Leah Pack did not come to Summit Square because she was finished. She came because she was planning.
At 82, Pack has lived long enough to know the difference between an ending and a transition. She has also spent a lifetime watching what happens when people wait too long to prepare for either. Her husband, Bob, died last spring at 94 after a rapid decline that collapsed years of anticipation into a matter of weeks. One week in the hospital. Five weeks in health care. Decisions made while grief was still finding its footing.
Grief, she learned again, does not arrive alone. It brings logistics. Paperwork. Disorientation. A dulling of attention that makes even the familiar feel uncertain.
“Any gray matter you have left becomes fuzzy,” she said.
Her move to Summit Square was not reactive. It was deliberate. Years in the making. Pack had watched friends age through systems that required repeated moves as needs shifted and finances tightened. Independent living. Assisted living. Nursing care. Each transition meant a new room, new routines, new caregivers, and new invoices. The disruption was often described as manageable. In reality, it rarely was.
“Everybody thinks that’s a snap,” she said. “It’s not.”
Pack’s sensitivity to systems and their shortcomings was shaped early. She graduated from Madison College in 1966 with a degree in home economics education at a time when public schools were only beginning to address students they had long overlooked. Special education was still being defined. Federal mandates were emerging. Programs were being built in real time.
She taught adults at Woodrow Wilson Rehabilitation Center, including men recovering from strokes, paralysis, and incarceration. Later, she became Staunton City Schools’ first full time special education teacher at the high school level, building a program where none had existed. Eventually, she moved into administration, serving as the district’s special education director.
Her leadership was rooted in proximity. She believed in visiting classrooms rather than auditing them. In watching teachers work until her presence felt ordinary rather than performative. In offering encouragement quietly and correction gently. People, she believed, function best when they feel seen rather than measured.
That instinct followed her into retirement.
Pack retired early, in part because her husband was thirteen years older and she wanted time that still felt unhurried. He was an engineer who loved infrastructure. Roads. Bridges. Systems that, when built well, carry people forward without calling attention to themselves. Together they built and sold homes, traveled often, and eventually downsized.
When his health declined, they had already made a deposit at Summit Square. That planning mattered. It allowed them to remain together through catered care rather than being split between settings and invoices. Pack paid attention. She watched how care functioned when it was coordinated and how much suffering was avoided when transitions were minimized.

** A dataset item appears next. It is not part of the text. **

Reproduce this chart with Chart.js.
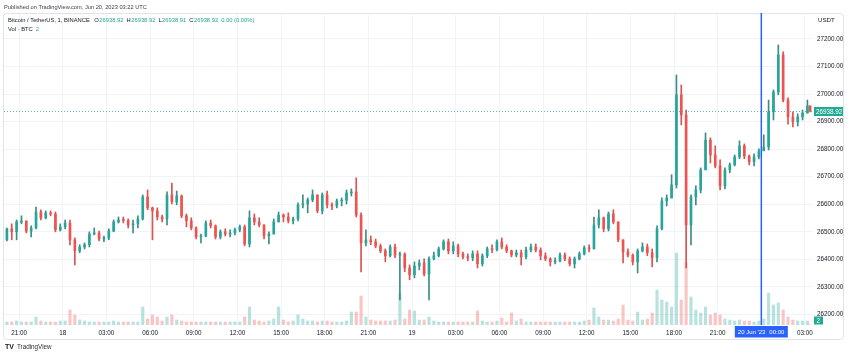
<!DOCTYPE html>
<html><head><meta charset="utf-8">
<script src="https://cdn.jsdelivr.net/npm/chart.js@4.4.0/dist/chart.umd.min.js"></script>
<style>html,body{margin:0;padding:0;background:#fff;}#wrap{position:relative;width:850px;height:356px;}</style>
</head><body><div id="wrap"><canvas id="c" width="850" height="356"></canvas></div>
<script>
// Time axis: minutes relative to 17 Jun 2023 21:00 UTC. Candles aggregated to 20-minute periods.
const START_MIN = -60;      // first candle opens 17 Jun 20:00
const PERIOD = 20;
const LAST_MIN = 3262;      // 20 Jun 03:22
const VIEW_MIN = -62, VIEW_MAX = 3273;

const opens = [26471,26511,26500,26536,26539,26503,26514,26572,26551,26569,26565,26507,26518,26532,26471,26431,26445,26453,26492,26496,
26474,26478,26503,26536,26543,26541,26525,26529,26547,26627,26587,26576,26554,26547,26634,26609,26630,26558,26540,26514,
26482,26485,26532,26522,26482,26500,26492,26496,26507,26518,26456,26551,26536,26525,26485,26492,26536,26561,26554,26540,
26547,26598,26601,26616,26634,26576,26634,26598,26594,26612,26615,26641,26645,26561,26460,26471,26464,26449,26431,26413,
26445,26416,26419,26369,26344,26376,26387,26347,26402,26413,26438,26464,26431,26449,26420,26409,26406,26420,26384,26413,
26438,26435,26464,26445,26431,26416,26424,26409,26434,26445,26434,26413,26402,26391,26395,26416,26402,26384,26402,26420,
26442,26438,26525,26551,26511,26565,26536,26471,26427,26416,26391,26431,26445,26424,26406,26511,26612,26623,26670,26997,
26924,26525,26627,26652,26725,26833,26779,26739,26667,26725,26743,26772,26812,26775,26754,26772,26794,26808,26935,27007,
27142,26978,26917,26899,26917,26931,26957];
const highs = [26514,26529,26543,26558,26540,26522,26590,26580,26576,26576,26572,26529,26543,26543,26478,26453,26460,26500,26514,26503,
26485,26511,26543,26554,26554,26547,26543,26558,26634,26652,26590,26587,26561,26645,26677,26648,26634,26565,26551,26518,
26492,26540,26543,26525,26507,26511,26507,26514,26525,26525,26576,26565,26551,26525,26500,26547,26572,26565,26569,26554,
26605,26634,26623,26652,26634,26641,26648,26605,26619,26623,26652,26656,26696,26569,26507,26485,26474,26456,26438,26453,
26456,26427,26424,26380,26391,26398,26402,26409,26427,26445,26471,26474,26464,26456,26427,26420,26431,26431,26420,26445,
26453,26471,26478,26453,26434,26434,26434,26445,26456,26456,26442,26424,26406,26406,26424,26424,26409,26409,26427,26449,
26453,26554,26580,26554,26572,26580,26536,26471,26438,26420,26438,26460,26456,26438,26522,26623,26634,26707,27069,27033,
26942,26634,26667,26732,26859,26841,26812,26761,26732,26750,26779,26830,26819,26779,26783,26801,26852,26978,27015,27178,
27153,26986,26935,26928,26942,26978,26957];
const lows = [26467,26471,26471,26529,26496,26482,26511,26543,26547,26558,26500,26503,26511,26453,26380,26424,26438,26445,26489,26467,
26464,26471,26500,26532,26532,26514,26496,26514,26543,26580,26471,26543,26536,26525,26601,26598,26551,26518,26507,26474,
26460,26482,26514,26474,26474,26485,26482,26489,26500,26449,26445,26525,26518,26474,26456,26492,26536,26536,26532,26529,
26540,26587,26569,26609,26569,26565,26587,26580,26587,26594,26601,26630,26554,26355,26449,26453,26442,26424,26391,26409,
26406,26253,26355,26326,26333,26362,26340,26253,26398,26409,26434,26420,26420,26409,26402,26395,26395,26369,26376,26406,
26424,26431,26438,26424,26409,26409,26380,26402,26427,26427,26398,26395,26376,26384,26391,26395,26376,26369,26398,26416,
26427,26438,26514,26500,26503,26529,26464,26387,26409,26380,26351,26427,26413,26373,26391,26507,26594,26623,26659,26888,
26369,26453,26598,26641,26725,26750,26732,26652,26656,26714,26739,26765,26765,26743,26739,26765,26794,26797,26906,26997,
26971,26891,26881,26884,26906,26931,26935];
const closes = [26511,26500,26536,26539,26503,26514,26572,26551,26569,26565,26507,26518,26532,26471,26431,26445,26453,26492,26496,26474,
26478,26503,26536,26543,26541,26525,26529,26547,26627,26587,26576,26554,26547,26634,26609,26630,26558,26540,26514,26482,
26485,26532,26522,26482,26500,26492,26496,26507,26518,26456,26551,26536,26525,26485,26492,26536,26561,26554,26540,26547,
26598,26601,26616,26634,26576,26634,26598,26594,26612,26615,26641,26645,26561,26460,26471,26464,26449,26431,26413,26445,
26416,26419,26369,26344,26376,26387,26347,26402,26413,26438,26464,26431,26449,26420,26409,26406,26420,26384,26413,26438,
26435,26464,26445,26431,26416,26424,26409,26434,26445,26434,26413,26402,26391,26395,26416,26402,26384,26402,26420,26442,
26438,26525,26551,26511,26565,26536,26471,26427,26416,26391,26431,26445,26424,26406,26511,26612,26623,26670,26997,26924,
26525,26627,26652,26725,26833,26779,26739,26667,26725,26743,26772,26812,26775,26754,26772,26794,26808,26935,27007,27142,
26978,26917,26899,26917,26931,26957,26938.92];
const volumes = [60,60,80,60,60,60,160,80,60,60,60,80,80,300,200,100,80,60,60,60,
60,60,80,60,60,60,60,60,360,120,200,160,80,160,200,100,80,60,60,60,
60,60,60,60,60,60,60,60,60,160,360,100,80,60,80,120,360,100,60,80,
200,120,80,80,60,80,80,60,60,60,80,260,260,580,160,100,80,80,80,80,
100,640,120,300,280,100,100,160,80,60,60,60,60,60,60,60,60,280,80,60,
60,80,140,60,240,80,120,60,60,60,60,60,60,60,60,60,60,60,60,80,
100,340,160,100,100,80,120,400,100,80,260,100,120,240,700,500,460,360,1440,500,
1240,560,300,240,360,200,240,200,120,100,80,100,80,80,60,80,120,640,400,440,
300,160,100,80,80,80,2];

const xTickMinutes = [0,180,360,540,720,900,1080,1260,1440,1620,1800,1980,2160,2340,2520,2700,2880,3060,3240];
const xTickLabels = ["21:00","18","03:00","06:00","09:00","12:00","15:00","18:00","21:00","19","03:00","06:00","09:00","12:00","15:00","18:00","21:00","","03:00"];
const yTicks = [26200,26300,26400,26500,26600,26700,26800,26900,27000,27100,27200];
const Y_MIN = 26162, Y_MAX = 27294;
const VOL_MAX = 6240;
const LAST_PRICE = 26938.92;
const LAST_VOL = 2;
const CROSS_MIN = 3060;
const CROSS_DATE = "20 Jun '23", CROSS_TIME = "00:00";
const TITLE = "Published on TradingView.com, Jun 20, 2023 03:22 UTC";
const SYMBOL = "Bitcoin / TetherUS, 1, BINANCE";
const OHLC = [["O","26938.92"],["H","26938.92"],["L","26938.91"],["C","26938.92"]];
const CHANGE = "0.00 (0.00%)";

const UP = '#26a69a', DN = '#ef5350', TXT = '#131722';
const FONT = '"Liberation Sans", Arial, sans-serif';

const times = closes.map((_, i) => { const s = START_MIN + i * PERIOD; return s + Math.min(PERIOD, LAST_MIN - s) / 2; });
const isUp = closes.map((c, i) => c >= opens[i]);
const candleColors = isUp.map(u => u ? UP : DN);
const wickColors = isUp.map(u => u ? '#3d8c84' : '#d9534f');
const volColors = isUp.map(u => u ? 'rgba(38,166,154,0.33)' : 'rgba(239,83,80,0.33)');

const overlay = {
  id: 'overlay',
  afterDraw(chart) {
    const ctx = chart.ctx, ca = chart.chartArea, ys = chart.scales.y, xs = chart.scales.x, vs = chart.scales.v;
    ctx.save();
    ctx.strokeStyle = '#e0e3eb'; ctx.lineWidth = 1;
    ctx.beginPath(); ctx.roundRect(3.5, 13.5, 840, 326, 3); ctx.stroke();
    ctx.fillStyle = '#3b3e47'; ctx.font = '5.7px ' + FONT; ctx.textBaseline = 'middle'; ctx.textAlign = 'left';
    ctx.fillText(TITLE, 4, 7);
    ctx.font = '5.8px ' + FONT;
    let x = 8; const ly = 20.5;
    ctx.fillStyle = TXT; ctx.fillText(SYMBOL, x, ly); x += ctx.measureText(SYMBOL).width + 4.5;
    OHLC.forEach(([k, v]) => {
      ctx.fillStyle = TXT; ctx.fillText(k, x, ly); x += ctx.measureText(k).width + 0.5;
      ctx.fillStyle = UP; ctx.fillText(v, x, ly); x += ctx.measureText(v).width + 3;
    });
    ctx.fillStyle = UP; ctx.fillText(CHANGE, x, ly);
    ctx.fillStyle = TXT; ctx.fillText('Vol · BTC', 8, 29.5);
    ctx.fillStyle = UP; ctx.fillText(String(LAST_VOL), 8 + ctx.measureText('Vol · BTC').width + 3, 29.5);
    ctx.font = '6.2px ' + FONT;
    ctx.fillStyle = TXT; ctx.fillText('USDT', 818, 20);
    const py = Math.round(ys.getPixelForValue(LAST_PRICE)) + 0.5;
    ctx.strokeStyle = 'rgba(38,166,154,0.75)'; ctx.lineWidth = 1; ctx.setLineDash([1, 2]); ctx.beginPath(); ctx.moveTo(ca.left, py); ctx.lineTo(ca.right, py); ctx.stroke(); ctx.setLineDash([]);
    ctx.fillStyle = '#22ab94'; ctx.fillRect(814, py - 4.5, 29, 9);
    ctx.fillStyle = '#fff'; ctx.font = '6.3px ' + FONT; ctx.fillText(LAST_PRICE.toFixed(2), 816, py + 0.5);
    const vy = Math.min(vs.getPixelForValue(LAST_VOL), ca.bottom - 4);
    ctx.fillStyle = '#22ab94'; ctx.fillRect(814, vy - 4.5, 9, 8);
    ctx.fillStyle = '#fff'; ctx.fillText(String(LAST_VOL), 816.5, vy);
    const cx = xs.getPixelForValue(CROSS_MIN);
    ctx.strokeStyle = '#2962ff'; ctx.lineWidth = 1.5;
    ctx.beginPath(); ctx.moveTo(cx, ca.top); ctx.lineTo(cx, ca.bottom); ctx.stroke();
    ctx.fillStyle = '#2962ff'; ctx.fillRect(cx - 26.5, 326, 53, 11.5);
    ctx.fillStyle = '#fff'; ctx.font = '6px ' + FONT;
    ctx.textAlign = 'right'; ctx.fillText(CROSS_DATE, cx + 4, 332);
    ctx.textAlign = 'left'; ctx.fillText(CROSS_TIME, cx + 8, 332);
    ctx.fillStyle = TXT; ctx.font = 'bold 7px ' + FONT; ctx.fillText('TV', 5, 347.5);
    ctx.font = '6.3px ' + FONT; ctx.fillStyle = '#2a2e39'; ctx.fillText('TradingView', 17, 347.5);
    ctx.restore();
  }
};

new Chart(document.getElementById('c'), {
  type: 'bar',
  data: {
    datasets: [
      { label: 'Body', yAxisID: 'y', order: 1, grouped: false, barThickness: 2, minBarLength: 1,
        data: closes.map((c, i) => ({ x: times[i], y: [opens[i], c] })), backgroundColor: candleColors },
      { label: 'Wick', yAxisID: 'y', order: 2, grouped: false, barThickness: 1,
        data: highs.map((h, i) => ({ x: times[i], y: [lows[i], h] })), backgroundColor: wickColors },
      { label: 'Volume', yAxisID: 'v', order: 3, grouped: false, barThickness: 2.5,
        data: volumes.map((v, i) => ({ x: times[i], y: v })), backgroundColor: volColors }
    ]
  },
  options: {
    responsive: false, animation: false, devicePixelRatio: 1,
    layout: { padding: { left: 4, top: 13, right: 0, bottom: 15 } },
    plugins: { legend: { display: false }, tooltip: { enabled: false } },
    scales: {
      x: { type: 'linear', min: VIEW_MIN, max: VIEW_MAX, offset: false,
        afterBuildTicks: s => { s.ticks = xTickMinutes.map(v => ({ value: v })); },
        afterFit: s => { s.height = 16; },
        ticks: { callback: (v, i) => xTickLabels[i], font: { family: FONT, size: 6.3 }, color: TXT, padding: 4, maxRotation: 0, autoSkip: false },
        grid: { color: '#f0f3fa', drawTicks: false, offset: false }, border: { display: false } },
      y: { position: 'right', min: Y_MIN, max: Y_MAX,
        afterBuildTicks: s => { s.ticks = yTicks.map(v => ({ value: v })); },
        afterFit: s => { s.width = 37; },
        ticks: { callback: v => v.toFixed(2), font: { family: FONT, size: 6.3 }, color: TXT, padding: 4 },
        grid: { color: '#f0f3fa', drawTicks: false }, border: { display: false } },
      v: { display: false, min: 0, max: VOL_MAX }
    }
  },
  plugins: [overlay]
});
</script></body></html>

It affirmed what she already believed. Independence is not the absence of help. It is the ability to receive the right kind at the right time.
After her husband’s death, Pack found she could no longer concentrate long enough to read books. This unsettled her. She had always been a reader. But grief rearranges attention.
So she turned to poetry.
She traced that love back to first grade in Luray, where a teacher pulled down the classroom blinds every Friday afternoon and read James Whitcomb Riley aloud to a quiet room. Poetry did not demand endurance. It asked only for presence. A few lines. A pause. An opening.
At Summit Square, Pack began attending a creativity group where residents gathered to knit, stitch, and sit together without expectation. From those afternoons, an idea emerged. Not a book club. Not an assignment. Just a place for language.
The poetry group had no rules. Participants could bring poems, letters, song lyrics, or nothing at all. They could read or simply listen. Nine people came the first week. Some shared poems shaped by grief. Others brought childhood favorites. One resident read aloud with such gravity that the room fell completely still.
What made the group work was not expertise. It was permission.
At 81, Pack is still learning. She recently went kayaking for the first time. She is relearning how to knit. She embroiders. She builds routines that make weekends feel less long. She meets friends she has known for decades and acknowledges, without sentimentality, how difficult it is to recreate that depth quickly.
“You don’t invent a fifty year history with somebody,” she said.
But she also knows this. You can begin again without pretending it is the same.
What Pack values most about life at Summit Square is not programming or amenities. It is the way independence is supported rather than rushed. The way care is available without being imposed. The way people are allowed to remain themselves even as their needs change.
Some mornings, she admits, she wakes up and wonders what she is doing here. Then she remembers the planning. The continuity. The relief of staying in one place while life rearranges itself around you.
And on Sunday afternoons, when poetry fills a quiet room, she remembers something else too.
That becoming does not end simply because the chapters are longer now.